═════ INFORMATION PROVIDED
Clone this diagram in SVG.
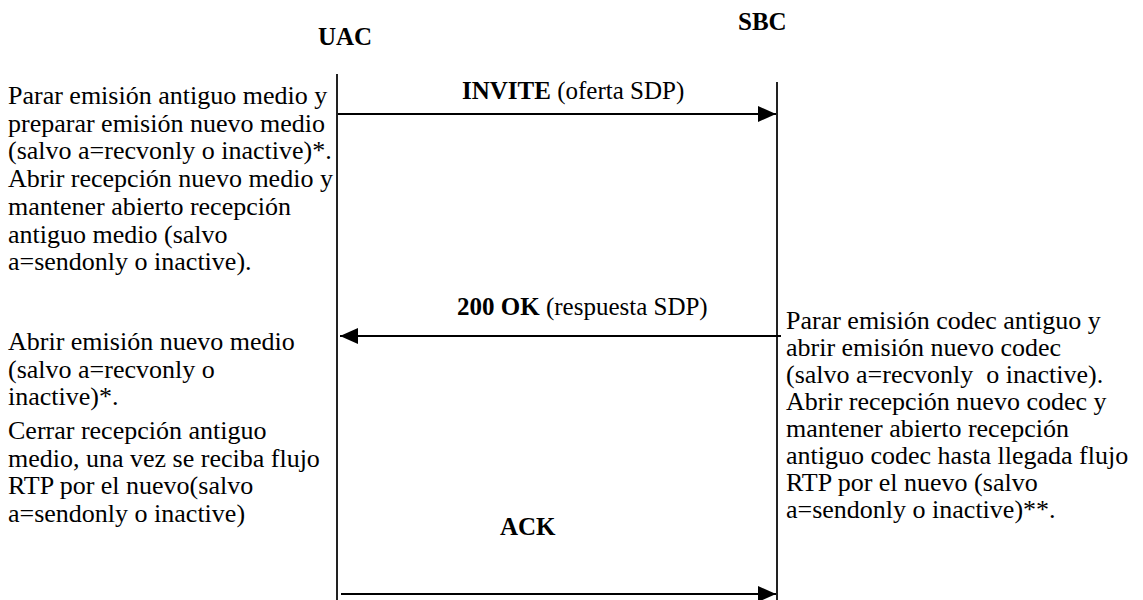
<svg xmlns="http://www.w3.org/2000/svg" width="1143" height="600" viewBox="0 0 1143 600">
  <style>
    .t { font-family: "Liberation Serif", "Times New Roman", serif; font-size: 26px; fill: #000; white-space: pre; }
    .lbl { font-family: "Liberation Serif", "Times New Roman", serif; font-size: 25px; fill: #000; }
    .b { font-weight: bold; }
    .lane { stroke: #222; stroke-width: 2; fill: none; }
    .msg { stroke: #000; stroke-width: 2; fill: none; }
  </style>
  <defs>
    <marker id="head" viewBox="0 0 18 16" refX="18" refY="8" markerWidth="18" markerHeight="16" markerUnits="userSpaceOnUse" orient="auto">
      <path d="M0,0 L18,8 L0,16 Z" fill="#000"/>
    </marker>
  </defs>
  <rect width="1143" height="600" fill="#fff"/>

  <!-- participants -->
  <g id="uac">
    <text class="lbl b" x="318" y="45">UAC</text>
    <line class="lane" x1="337" y1="74" x2="337" y2="600"/>
  </g>
  <g id="sbc">
    <text class="lbl b" x="738" y="30">SBC</text>
    <line class="lane" x1="777" y1="82" x2="777" y2="600"/>
  </g>

  <!-- messages -->
  <g id="connectors">
    <line class="msg" x1="338" y1="114" x2="776" y2="114" marker-end="url(#head)"/>
    <line class="msg" x1="781" y1="336" x2="340" y2="336" marker-end="url(#head)"/>
    <line class="msg" x1="341" y1="594" x2="776" y2="594" marker-end="url(#head)"/>
  </g>

  <g id="labels">
    <text class="lbl" x="462" y="99"><tspan class="b">INVITE</tspan> (oferta SDP)</text>
    <text class="lbl" x="457" y="315"><tspan class="b">200 OK</tspan> (respuesta SDP)</text>
    <text class="lbl b" x="500" y="535">ACK</text>
  </g>

  <!-- UAC side notes -->
  <g id="uac-note-1">
    <text class="t" x="8" y="104">Parar emisión antiguo medio y</text>
    <text class="t" x="8" y="131.7">preparar emisión nuevo medio</text>
    <text class="t" x="8" y="159.4">(salvo a=recvonly o inactive)*.</text>
    <text class="t" x="8" y="187.1">Abrir recepción nuevo medio y</text>
    <text class="t" x="8" y="214.8">mantener abierto recepción</text>
    <text class="t" x="8" y="242.5">antiguo medio (salvo</text>
    <text class="t" x="8" y="270.2">a=sendonly o inactive).</text>
  </g>
  <g id="uac-note-2">
    <text class="t" x="8" y="350">Abrir emisión nuevo medio</text>
    <text class="t" x="8" y="377.5">(salvo a=recvonly o</text>
    <text class="t" x="8" y="405">inactive)*.</text>
    <text class="t" x="8" y="439">Cerrar recepción antiguo</text>
    <text class="t" x="8" y="466.5">medio, una vez se reciba flujo</text>
    <text class="t" x="8" y="494">RTP por el nuevo(salvo</text>
    <text class="t" x="8" y="521.5">a=sendonly o inactive)</text>
  </g>

  <!-- SBC side note -->
  <g id="sbc-note">
    <text class="t" x="786" y="329">Parar emisión codec antiguo y</text>
    <text class="t" x="786" y="356">abrir emisión nuevo codec</text>
    <text class="t" x="786" y="383" xml:space="preserve">(salvo a=recvonly  o inactive).</text>
    <text class="t" x="786" y="410">Abrir recepción nuevo codec y</text>
    <text class="t" x="786" y="437">mantener abierto recepción</text>
    <text class="t" x="786" y="464">antiguo codec hasta llegada flujo</text>
    <text class="t" x="786" y="491">RTP por el nuevo (salvo</text>
    <text class="t" x="786" y="518">a=sendonly o inactive)**.</text>
  </g>
</svg>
══════════
Leave out the pictures and transcribe everything else exactly.

Clone this diagram in SVG.
<svg xmlns="http://www.w3.org/2000/svg" width="1143" height="600" viewBox="0 0 1143 600">
  <style>
    .t { font-family: "Liberation Serif", "Times New Roman", serif; font-size: 26px; fill: #000; white-space: pre; }
    .lbl { font-family: "Liberation Serif", "Times New Roman", serif; font-size: 25px; fill: #000; }
    .b { font-weight: bold; }
    .lane { stroke: #222; stroke-width: 2; fill: none; }
    .msg { stroke: #000; stroke-width: 2; fill: none; }
  </style>
  <defs>
    <marker id="head" viewBox="0 0 18 16" refX="18" refY="8" markerWidth="18" markerHeight="16" markerUnits="userSpaceOnUse" orient="auto">
      <path d="M0,0 L18,8 L0,16 Z" fill="#000"/>
    </marker>
  </defs>
  <rect width="1143" height="600" fill="#fff"/>

  <!-- participants -->
  <g id="uac">
    <text class="lbl b" x="318" y="45">UAC</text>
    <line class="lane" x1="337" y1="74" x2="337" y2="600"/>
  </g>
  <g id="sbc">
    <text class="lbl b" x="738" y="30">SBC</text>
    <line class="lane" x1="777" y1="82" x2="777" y2="600"/>
  </g>

  <!-- messages -->
  <g id="connectors">
    <line class="msg" x1="338" y1="114" x2="776" y2="114" marker-end="url(#head)"/>
    <line class="msg" x1="781" y1="336" x2="340" y2="336" marker-end="url(#head)"/>
    <line class="msg" x1="341" y1="594" x2="776" y2="594" marker-end="url(#head)"/>
  </g>

  <g id="labels">
    <text class="lbl" x="462" y="99"><tspan class="b">INVITE</tspan> (oferta SDP)</text>
    <text class="lbl" x="457" y="315"><tspan class="b">200 OK</tspan> (respuesta SDP)</text>
    <text class="lbl b" x="500" y="535">ACK</text>
  </g>

  <!-- UAC side notes -->
  <g id="uac-note-1">
    <text class="t" x="8" y="104">Parar emisión antiguo medio y</text>
    <text class="t" x="8" y="131.7">preparar emisión nuevo medio</text>
    <text class="t" x="8" y="159.4">(salvo a=recvonly o inactive)*.</text>
    <text class="t" x="8" y="187.1">Abrir recepción nuevo medio y</text>
    <text class="t" x="8" y="214.8">mantener abierto recepción</text>
    <text class="t" x="8" y="242.5">antiguo medio (salvo</text>
    <text class="t" x="8" y="270.2">a=sendonly o inactive).</text>
  </g>
  <g id="uac-note-2">
    <text class="t" x="8" y="350">Abrir emisión nuevo medio</text>
    <text class="t" x="8" y="377.5">(salvo a=recvonly o</text>
    <text class="t" x="8" y="405">inactive)*.</text>
    <text class="t" x="8" y="439">Cerrar recepción antiguo</text>
    <text class="t" x="8" y="466.5">medio, una vez se reciba flujo</text>
    <text class="t" x="8" y="494">RTP por el nuevo(salvo</text>
    <text class="t" x="8" y="521.5">a=sendonly o inactive)</text>
  </g>

  <!-- SBC side note -->
  <g id="sbc-note">
    <text class="t" x="786" y="329">Parar emisión codec antiguo y</text>
    <text class="t" x="786" y="356">abrir emisión nuevo codec</text>
    <text class="t" x="786" y="383" xml:space="preserve">(salvo a=recvonly  o inactive).</text>
    <text class="t" x="786" y="410">Abrir recepción nuevo codec y</text>
    <text class="t" x="786" y="437">mantener abierto recepción</text>
    <text class="t" x="786" y="464">antiguo codec hasta llegada flujo</text>
    <text class="t" x="786" y="491">RTP por el nuevo (salvo</text>
    <text class="t" x="786" y="518">a=sendonly o inactive)**.</text>
  </g>
</svg>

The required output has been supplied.